Introducing Josephine Baker: Entertainer, Spy, Hero, Activist!

Joephine baker - entertainment hero activist.

Josephine Baker represented #BlackGirlMagic long before Black Twitter made the term popular. Born in 1906, the year Black Wall Street was founded in Greenwood District of Tulsa, Oklahoma, she was the first Black woman to become a world-famous entertainer. Her important work also included being a wartime hero, spy, and civil rights activist for Black Americans.


On November 28, 2021, Josephine Baker will be celebrated at the National Hotel in Miami Beach. The painting, “From Paris with Love” by the internationally acclaimed artist, Addonis Parker, will be unveiled at the event and exhibited in the French Consulate in Miami.


On November 30, 2021, Ms. Baker will be celebrated in Paris, France. Her remains will be reinterred at the Pantheon monument, the first Black woman to receive one of the highest honors in France. The Pantheon houses the remains of scientist Marie Curie, French philosopher Voltaire, writer Victor Hugo and other French luminaries.

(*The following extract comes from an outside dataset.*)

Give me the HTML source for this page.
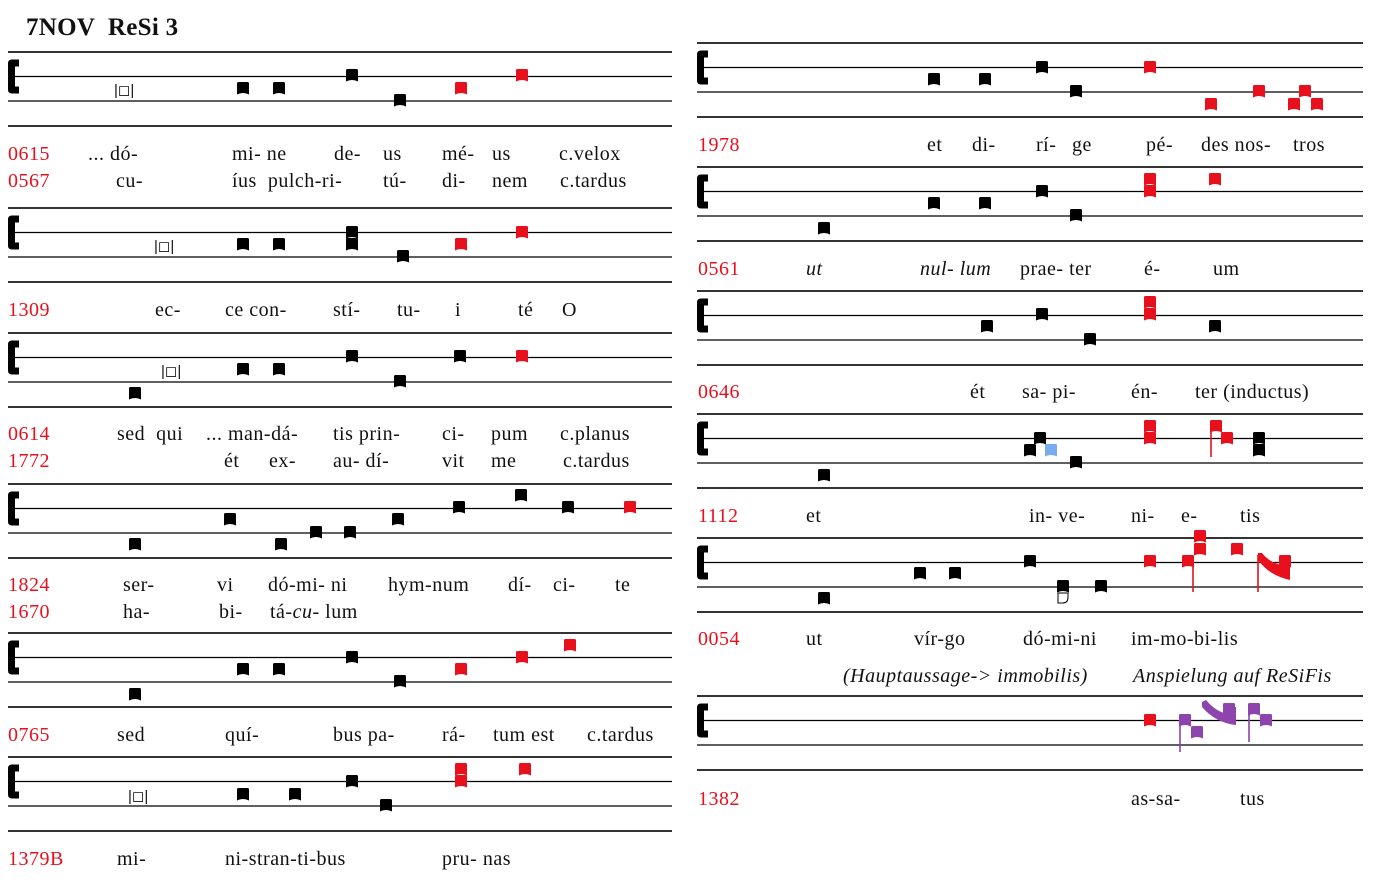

On December 2, 2021, the From Paris with Love non-fungible token (NFT) collection will premiere at Le Art Noir, a unique multicultural exhibition of artists from around the globe during Art Basel Miami, at the African Heritage Cultural Arts Center in Liberty City, Miami. OneUnited Bank will purchase the first NFT from the collection, with additional renditions made available to the public. The NFT premiere taking place in Miami is particularly significant as Josephine Baker is celebrated for her work in desegregating Miami clubs.


The Entertainer


Freda Josephine McDonald was born on June 3, 1906, in St. Louis, Missouri. Due to segregation, she struggled as an entertainer in the U.S., so she moved to France in 1925 when she was 19 years old. In Paris, Baker famously performed the “Danse Sauvage” in a skirt made of artificial bananas. Her success coincided with the Art Deco movement and a renewed interest in non-Western forms of art, including African. Over the years, Josephine Baker’s stage and public persona transformed. She went from a dancer to a spectacular singer and performer. She was the first Black woman to star in a major motion picture, to integrate an American concert hall, and to become a world-famous entertainer.


The Wartime Hero


During World War II, Baker joined the French Resistance as a spy. As an entertainer, she had an excuse for moving around Europe and carried information about airfields, harbors, and German troop concentrations through notes written in invisible ink on her sheet music. She socialized with high-ranking Germans and Japanese at embassies, ministries, and night clubs, secretly gathering information without raising suspicion. She received many French awards for her wartime heroism, including being the first female and first African American awarded the prestigious Legion of Honour, the highest French order of merit, both military and civil.


The Civil Right Activist


Baker supported the Civil Rights Movement as early as the 1950s. She authored articles about segregation in the United States and gave a speech on racial equality at Fisk University (HBCU).


In 1951, she was offered $10,000 by the Copa City Club in Miami Beach but refused to perform for segregated audiences in the United States. The Copa eventually met her demands. Today, Josephine Baker is celebrated for her work desegregating Miami clubs. Her insistence on mixed audiences helped to integrate live entertainment shows in Miami, Las Vegas, and other cities throughout the U.S, despite receiving threats from the KKK.


Baker also worked with the NAACP. Her reputation as a crusader grew to such an extent that the NAACP had Sunday, May 20, 1951, declared as “Josephine Baker Day” and presenter her with life-time membership.


In 1963, Baker was the only official female speaker at the March on Washington, standing at the side of Reverend Martin Luther King Jr. After King’s assassination, Coretta Scott King approached Baker about taking her husband’s place as leader of the Civil Rights Movement. After many days of thinking it over, Baker declined.


Josephine Baker passed away in Paris at the age of 68, on April 12, 1975. Her legacy of entertainment, public service and activism are a model for all of us today.